* Set exercise: Identify each line in the records below that contains the word "matplotlib", and copy it.
>> BEGIN Extracted entries
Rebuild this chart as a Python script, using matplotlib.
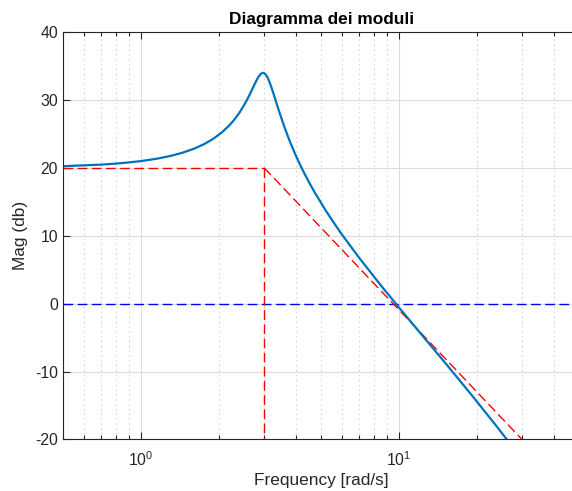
import numpy as np
import matplotlib
matplotlib.use("Agg")
import matplotlib.pyplot as plt
from matplotlib.ticker import LogLocator, FixedLocator, NullFormatter

# frequency points [rad/s] and magnitude [dB]
freq = [0.5, 0.7, 0.8, 0.9, 1.0, 1.15, 1.3, 1.45, 1.6, 1.75, 1.9, 2.05,
        2.2, 2.3, 2.4, 2.5, 2.6, 2.65, 2.7, 2.75, 2.8, 2.85, 2.9, 2.95,
        2.97, 3.0, 3.05, 3.1, 3.15, 3.2, 3.25, 3.3, 3.375, 3.45, 3.6, 3.7,
        3.8, 4.0, 4.15, 4.3, 4.5, 4.7, 5.2, 5.6, 6.0, 7.0, 8.5, 10, 12, 15,
        19, 24, 28, 30]
mag = [20.24, 20.47, 20.62, 20.80, 20.99, 21.34, 21.75, 22.23, 22.80,
       23.46, 24.25, 25.17, 26.26, 27.11, 28.06, 29.14, 30.33, 30.96,
       31.61, 32.25, 32.85, 33.37, 33.76, 33.96, 33.98, 33.94, 33.67,
       33.21, 32.58, 31.86, 31.08, 30.29, 29.11, 27.99, 25.94, 24.72,
       23.60, 21.62, 20.32, 19.14, 17.72, 16.44, 13.70, 11.85, 10.21,
       6.77, 2.70, -0.57, -4.18, -8.58, -13.32, -18.14, -21.42, -22.93]

# asymptotic approximation (red dashed)
asym_flat_w = [0.5, 3]
asym_flat_db = [20, 20]
asym_vert_w = [3, 3]
asym_vert_db = [20, -20]
asym_slope_w = [3, 30]
asym_slope_db = [20, -20]

plt.rcParams['font.family'] = ['Liberation Sans', 'DejaVu Sans']
plt.rcParams['mathtext.fontset'] = 'custom'
plt.rcParams['mathtext.rm'] = 'Liberation Sans'
plt.rcParams['lines.scale_dashes'] = False
plt.rcParams['axes.unicode_minus'] = False

fig = plt.figure(figsize=(5.72, 4.91), dpi=100)
ax = fig.add_axes([0.111, 0.1049, 0.9017, 0.830])

dash = (7.0, 3.2)
ax.plot([0.5, 50], [0, 0], color='#0000FF', lw=1.0, dashes=dash)
ax.plot(asym_flat_w, asym_flat_db, color='#FF0000', lw=1.0, dashes=dash)
ax.plot(asym_vert_w, asym_vert_db, color='#FF0000', lw=1.0, dashes=dash)
ax.plot(asym_slope_w, asym_slope_db, color='#FF0000', lw=1.0, dashes=dash)
ax.plot(freq, mag, color='#0072BD', lw=1.6)

ax.set_xscale('log')
ax.set_xlim(0.5, 50)
ax.set_ylim(-20, 40)
ax.set_yticks(range(-20, 41, 10))
ax.xaxis.set_major_locator(FixedLocator([1, 10, 100]))
ax.set_xticklabels(['$10^{0}$', '$10^{1}$', '$10^{2}$'])
ax.xaxis.set_minor_locator(LogLocator(base=10, subs=np.arange(2, 10), numticks=20))
ax.xaxis.set_minor_formatter(NullFormatter())

ax.grid(True, which='major', color='#DCDCDC', lw=0.8, ls='-')
ax.grid(True, which='minor', axis='x', color='#CFCFCF', lw=0.8, ls=(0, (1, 2.5)))
ax.set_axisbelow(True)

for s in ax.spines.values():
    s.set_color('#262626')
    s.set_linewidth(0.8)

ax.tick_params(which='both', direction='in', top=True, right=True,
               colors='#262626', labelsize=11.3, width=0.8)
ax.tick_params(which='major', length=5, pad=4)
ax.tick_params(axis='x', which='major', pad=8)
ax.tick_params(which='minor', length=3)

ax.set_title('Diagramma dei moduli', fontsize=12.4, fontweight='bold', pad=6)
ax.set_xlabel('Frequency [rad/s]', fontsize=12.4, color='#262626', labelpad=3)
ax.set_ylabel('Mag (db)', fontsize=12.4, color='#262626', labelpad=5)

fig.savefig('out.png', dpi=100)
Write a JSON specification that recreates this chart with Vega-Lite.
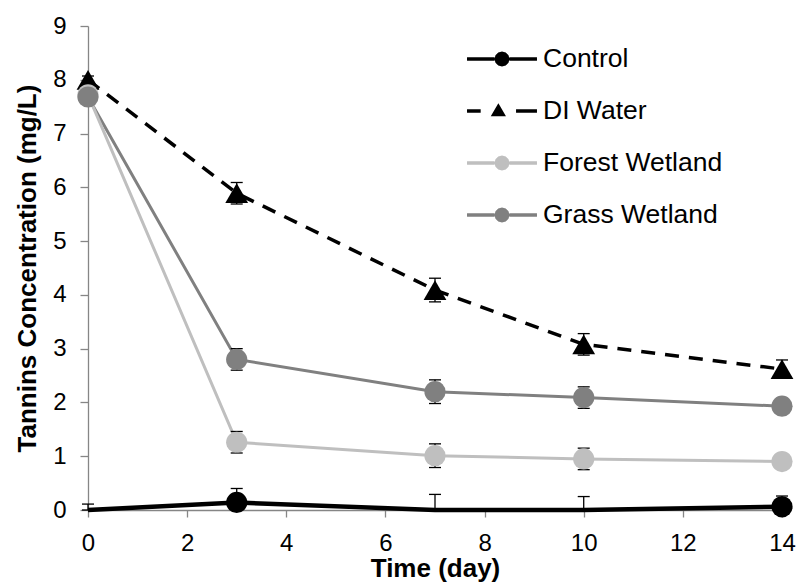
{
  "$schema": "https://vega.github.io/schema/vega-lite/v6.json",
  "width": 694,
  "height": 484,
  "autosize": {"type": "none"},
  "padding": {"left": 88, "top": 26, "right": 16, "bottom": 72},
  "background": "white",
  "config": {
    "view": {"stroke": null},
    "font": "Liberation Sans",
    "axis": {
      "grid": false,
      "domainColor": "#868686",
      "tickColor": "#868686",
      "domainWidth": 1.3,
      "tickWidth": 1.3,
      "labelColor": "#000000",
      "titleColor": "#000000",
      "labelFont": "Liberation Sans",
      "titleFont": "Liberation Sans",
      "labelFontSize": 24,
      "titleFontSize": 26,
      "titleFontWeight": "bold"
    },
    "legend": {"labelFont": "Liberation Sans"}
  },
  "data": {
    "values": [
      {"series": "Control", "time": 0, "value": -0.05, "lo": 0, "hi": 0.11},
      {"series": "Control", "time": 3, "value": 0.14, "lo": 0.14, "hi": 0.40},
      {"series": "Control", "time": 7, "value": -0.05, "lo": 0, "hi": 0.29},
      {"series": "Control", "time": 10, "value": -0.05, "lo": 0, "hi": 0.25},
      {"series": "Control", "time": 14, "value": 0.06, "lo": 0.06, "hi": 0.26},
      {"series": "DI Water", "time": 0, "value": 8.0, "lo": 7.93, "hi": 8.07},
      {"series": "DI Water", "time": 3, "value": 5.89, "lo": 5.69, "hi": 6.09},
      {"series": "DI Water", "time": 7, "value": 4.09, "lo": 3.87, "hi": 4.31},
      {"series": "DI Water", "time": 10, "value": 3.08, "lo": 2.88, "hi": 3.28},
      {"series": "DI Water", "time": 14, "value": 2.62, "lo": 2.45, "hi": 2.79},
      {"series": "Forest Wetland", "time": 0, "value": 7.72, "lo": null, "hi": null},
      {"series": "Forest Wetland", "time": 3, "value": 1.26, "lo": 1.06, "hi": 1.46},
      {"series": "Forest Wetland", "time": 7, "value": 1.01, "lo": 0.79, "hi": 1.23},
      {"series": "Forest Wetland", "time": 10, "value": 0.95, "lo": 0.75, "hi": 1.15},
      {"series": "Forest Wetland", "time": 14, "value": 0.90, "lo": null, "hi": null},
      {"series": "Grass Wetland", "time": 0, "value": 7.68, "lo": null, "hi": null},
      {"series": "Grass Wetland", "time": 3, "value": 2.80, "lo": 2.60, "hi": 3.00},
      {"series": "Grass Wetland", "time": 7, "value": 2.20, "lo": 1.98, "hi": 2.42},
      {"series": "Grass Wetland", "time": 10, "value": 2.09, "lo": 1.89, "hi": 2.29},
      {"series": "Grass Wetland", "time": 14, "value": 1.93, "lo": null, "hi": null}
    ]
  },
  "encoding": {
    "x": {
      "field": "time",
      "type": "quantitative",
      "scale": {"domain": [0, 14], "nice": false},
      "axis": {"title": "Time (day)", "values": [0, 2, 4, 6, 8, 10, 12, 14], "tickSize": 7, "labelPadding": 14, "titlePadding": 0, "labelFlush": false}
    }
  },
  "layer": [
    {
      "transform": [{"filter": "datum.time > 100"}],
      "mark": {"type": "point", "filled": false, "opacity": 1, "strokeWidth": 3.5},
      "encoding": {
        "y": {"field": "value", "type": "quantitative", "scale": {"domain": [0, 9], "nice": false, "clamp": true},
          "axis": {"title": "Tannins Concentration (mg/L)", "values": [0, 1, 2, 3, 4, 5, 6, 7, 8, 9], "format": "d", "tickSize": 8, "labelPadding": 14, "titlePadding": 12}},
        "color": {
          "field": "series", "type": "nominal",
          "scale": {"domain": ["Control", "DI Water", "Forest Wetland", "Grass Wetland"], "range": ["#000000", "#000000", "#bfbfbf", "#808080"]},
          "legend": {"title": null, "orient": "none", "legendX": 399, "legendY": 18, "padding": 0, "symbolSize": 676, "symbolStrokeWidth": 3.5, "symbolOpacity": 1, "labelFontSize": 26.5, "labelColor": "#000000", "labelOffset": 26, "labelLimit": 400, "rowPadding": 23}
        },
        "shape": {
          "field": "series", "type": "nominal",
          "scale": {"domain": ["Control", "DI Water", "Forest Wetland", "Grass Wetland"], "range": [
            "M-2.69,0L-0.57,0M0.57,0L2.69,0M0.44,0L0.381,0.22L0.22,0.381L0,0.44L-0.22,0.381L-0.381,0.22L-0.44,0L-0.381,-0.22L-0.22,-0.381L0,-0.44L0.22,-0.381L0.381,-0.22ZM0.17,0L0.085,0.147L-0.085,0.147L-0.17,0L-0.085,-0.147L0.085,-0.147Z",
            "M-2.69,0L-1.64,0M1.08,0L2.69,0M-0.28,-0.33L0.07,0.27L-0.63,0.27ZM-0.28,-0.08L-0.17,0.12L-0.39,0.12Z",
            "M-2.69,0L-0.57,0M0.57,0L2.69,0M0.44,0L0.381,0.22L0.22,0.381L0,0.44L-0.22,0.381L-0.381,0.22L-0.44,0L-0.381,-0.22L-0.22,-0.381L0,-0.44L0.22,-0.381L0.381,-0.22ZM0.17,0L0.085,0.147L-0.085,0.147L-0.17,0L-0.085,-0.147L0.085,-0.147Z",
            "M-2.69,0L-0.57,0M0.57,0L2.69,0M0.44,0L0.381,0.22L0.22,0.381L0,0.44L-0.22,0.381L-0.381,0.22L-0.44,0L-0.381,-0.22L-0.22,-0.381L0,-0.44L0.22,-0.381L0.381,-0.22ZM0.17,0L0.085,0.147L-0.085,0.147L-0.17,0L-0.085,-0.147L0.085,-0.147Z"
          ]},
          "legend": {"title": null, "orient": "none", "legendX": 399, "legendY": 18, "padding": 0, "symbolSize": 676, "symbolStrokeWidth": 3.5, "symbolOpacity": 1, "labelFontSize": 26.5, "labelColor": "#000000", "labelOffset": 26, "labelLimit": 400, "rowPadding": 23}
        }
      }
    },
    {
      "transform": [{"filter": "datum.series == 'Grass Wetland'"}],
      "mark": {"type": "line", "color": "#808080", "strokeWidth": 3},
      "encoding": {"y": {"field": "value", "type": "quantitative"}}
    },
    {
      "transform": [{"filter": "datum.series == 'Forest Wetland'"}],
      "mark": {"type": "line", "color": "#bfbfbf", "strokeWidth": 3},
      "encoding": {"y": {"field": "value", "type": "quantitative"}}
    },
    {
      "transform": [{"filter": "datum.series == 'DI Water'"}],
      "mark": {"type": "line", "color": "#000000", "strokeWidth": 3.5, "strokeDash": [14, 10]},
      "encoding": {"y": {"field": "value", "type": "quantitative"}}
    },
    {
      "transform": [{"filter": "datum.series == 'Control'"}],
      "mark": {"type": "line", "color": "#000000", "strokeWidth": 4.5},
      "encoding": {"y": {"field": "value", "type": "quantitative"}}
    },
    {
      "transform": [{"filter": "isValid(datum.hi)"}],
      "mark": {"type": "rule", "color": "#000000", "strokeWidth": 1.3},
      "encoding": {"y": {"field": "lo", "type": "quantitative"}, "y2": {"field": "hi"}}
    },
    {
      "transform": [{"filter": "isValid(datum.hi)"}],
      "mark": {"type": "tick", "orient": "horizontal", "color": "#000000", "size": 12, "thickness": 1.3, "opacity": 1},
      "encoding": {"y": {"field": "hi", "type": "quantitative"}}
    },
    {
      "transform": [{"filter": "isValid(datum.lo)"}],
      "mark": {"type": "tick", "orient": "horizontal", "color": "#000000", "size": 12, "thickness": 1.3, "opacity": 1},
      "encoding": {"y": {"field": "lo", "type": "quantitative"}}
    },
    {
      "transform": [{"filter": "datum.series == 'DI Water'"}],
      "mark": {"type": "point", "shape": "triangle-up", "filled": true, "opacity": 1, "size": 520, "color": "#000000"},
      "encoding": {"y": {"field": "value", "type": "quantitative"}}
    },
    {
      "transform": [{"filter": "datum.value >= 0 && datum.series != 'DI Water'"}],
      "mark": {"type": "point", "shape": "circle", "filled": true, "opacity": 1, "size": 450},
      "encoding": {
        "y": {"field": "value", "type": "quantitative"},
        "color": {
          "field": "series",
          "type": "nominal",
          "legend": {"title": null, "orient": "none", "legendX": 399, "legendY": 18, "padding": 0, "symbolSize": 676, "symbolStrokeWidth": 3.5, "symbolOpacity": 1, "labelFontSize": 26.5, "labelColor": "#000000", "labelOffset": 26, "labelLimit": 400, "rowPadding": 23}
        }
      }
    }
  ]
}
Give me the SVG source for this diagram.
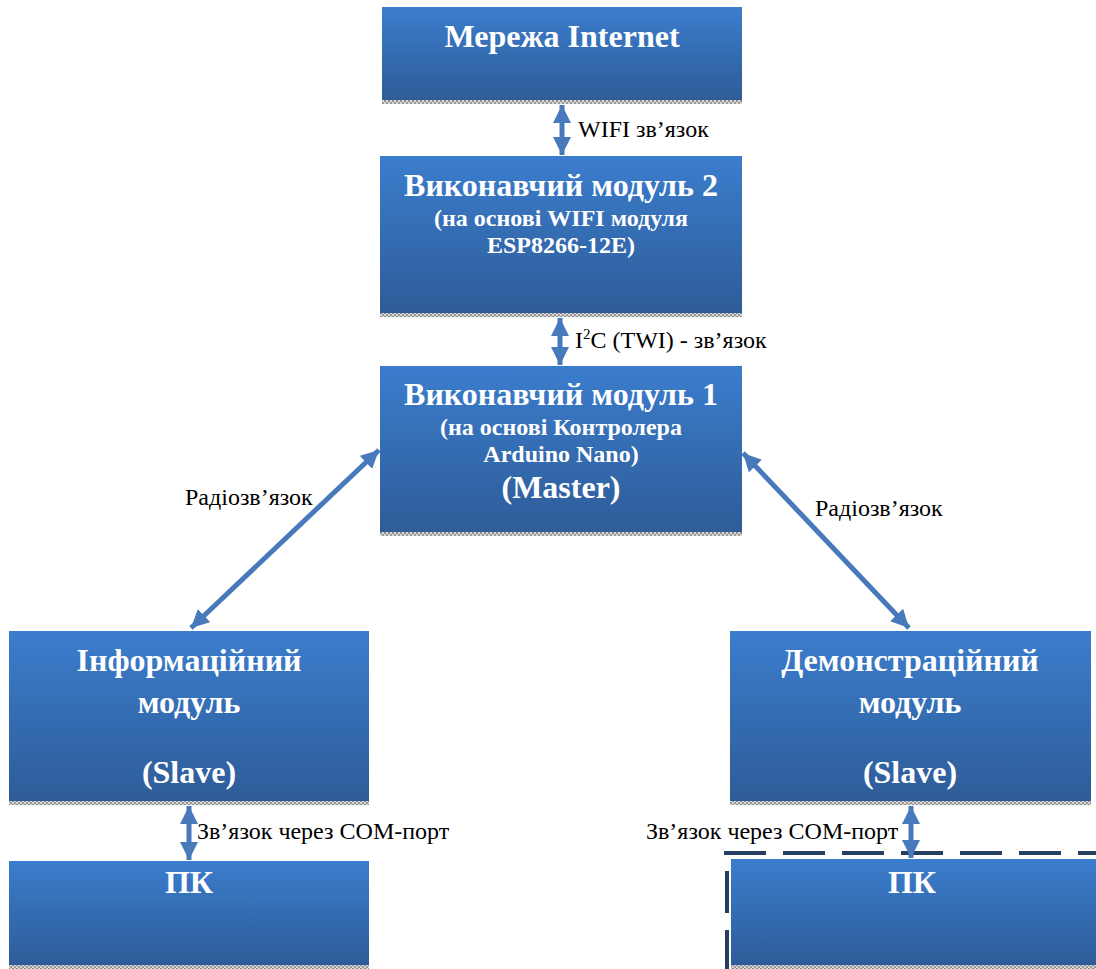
<svg xmlns="http://www.w3.org/2000/svg" width="1096" height="969" viewBox="0 0 1096 969">
<defs>
<linearGradient id="g" x1="0" y1="0" x2="0" y2="1">
<stop offset="0" stop-color="#3b7dcd"/>
<stop offset="1" stop-color="#2e5c98"/>
</linearGradient>
<pattern id="sh" width="4" height="4" patternUnits="userSpaceOnUse">
<rect width="4" height="4" fill="#d8d8d8"/>
<rect width="2" height="2" fill="#8c8c8c"/>
<rect x="2" y="2" width="2" height="2" fill="#9a9a9a"/>
</pattern>
<marker id="ah" viewBox="0 0 10 10" refX="10" refY="5" markerWidth="3.6" markerHeight="3.6" markerUnits="strokeWidth" orient="auto-start-reverse">
<path d="M0,0 L10,5 L0,10 z" fill="#4779bb"/>
</marker>
</defs>
<style>
.box{fill:url(#g)}
.sh{fill:url(#sh)}
.t{font-family:"Liberation Serif","Times New Roman",serif;font-weight:bold;fill:#fff;text-anchor:middle}
.big{font-size:32px}
.sm{font-size:24px}
.lbl{font-family:"Liberation Serif","Times New Roman",serif;font-size:24px;fill:#000}
.c{stroke:#4779bb;stroke-width:5;fill:none;marker-start:url(#ah);marker-end:url(#ah)}
.d{stroke:#243f60;stroke-width:4;fill:none;stroke-dasharray:42 17}
</style>
<g id="internet">
<rect class="box" x="382" y="7" width="360" height="93"/>
<rect class="sh" x="382" y="100" width="360" height="4"/>
<text class="t big" x="562" y="47">Мережа Internet</text>
</g>
<g id="module2">
<rect class="box" x="380" y="156" width="362" height="157"/>
<rect class="sh" x="380" y="313" width="362" height="4"/>
<text class="t big" x="561" y="196">Виконавчий модуль 2</text>
<text class="t sm" x="561" y="226">(на основі WIFI модуля</text>
<text class="t sm" x="561" y="253">ESP8266-12E)</text>
</g>
<g id="module1">
<rect class="box" x="380" y="366" width="362" height="166"/>
<rect class="sh" x="380" y="532" width="362" height="4"/>
<text class="t big" x="561" y="405">Виконавчий модуль 1</text>
<text class="t sm" x="561" y="435">(на основі Контролера</text>
<text class="t sm" x="561" y="462">Arduino Nano)</text>
<text class="t big" x="561" y="498">(Master)</text>
</g>
<g id="info">
<rect class="box" x="9" y="631" width="360" height="170"/>
<rect class="sh" x="9" y="801" width="360" height="4"/>
<text class="t big" x="189" y="671">Інформаційний</text>
<text class="t big" x="189" y="713">модуль</text>
<text class="t big" x="189" y="783">(Slave)</text>
</g>
<g id="demo">
<rect class="box" x="730" y="631" width="361" height="170"/>
<rect class="sh" x="730" y="801" width="361" height="4"/>
<text class="t big" x="910" y="671">Демонстраційний</text>
<text class="t big" x="910" y="713">модуль</text>
<text class="t big" x="910" y="783">(Slave)</text>
</g>
<g id="pc1">
<rect class="box" x="9" y="861" width="360" height="104"/>
<rect class="sh" x="9" y="965" width="360" height="4"/>
<text class="t big" x="189" y="893">ПК</text>
</g>
<g id="pc2">
<rect class="box" x="731" y="859" width="365" height="106"/>
<rect class="sh" x="731" y="965" width="365" height="4"/>
<text class="t big" x="912" y="893">ПК</text>
<line class="d" x1="724" y1="853" x2="1096" y2="853"/>
<line class="d" x1="727" y1="871" x2="727" y2="969"/>
</g>
<g id="connectors">
<line class="c" x1="562" y1="105" x2="562" y2="155"/>
<line class="c" x1="560" y1="318" x2="560" y2="365"/>
<line class="c" x1="379" y1="450" x2="191" y2="628"/>
<line class="c" x1="743" y1="453" x2="909" y2="628"/>
<line class="c" x1="189" y1="806" x2="189" y2="860"/>
<line class="c" x1="911" y1="806" x2="911" y2="858"/>
</g>
<g id="labels">
<text class="lbl" x="578" y="137">WIFI зв’язок</text>
<text class="lbl" x="575" y="348">I<tspan font-size="15" dy="-9">2</tspan><tspan dy="9">C (TWI) - зв’язок</tspan></text>
<text class="lbl" x="185" y="505">Радіозв’язок</text>
<text class="lbl" x="815" y="516">Радіозв’язок</text>
<text class="lbl" x="197" y="839">Зв’язок через COM-порт</text>
<text class="lbl" x="646" y="839">Зв’язок через COM-порт</text>
</g>
</svg>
>> END Extracted entries
* Task output:
Rebuild this chart as a Python script, using matplotlib.
import matplotlib
matplotlib.use("Agg")
import matplotlib.pyplot as plt
from matplotlib.ticker import LogLocator, FixedLocator, NullFormatter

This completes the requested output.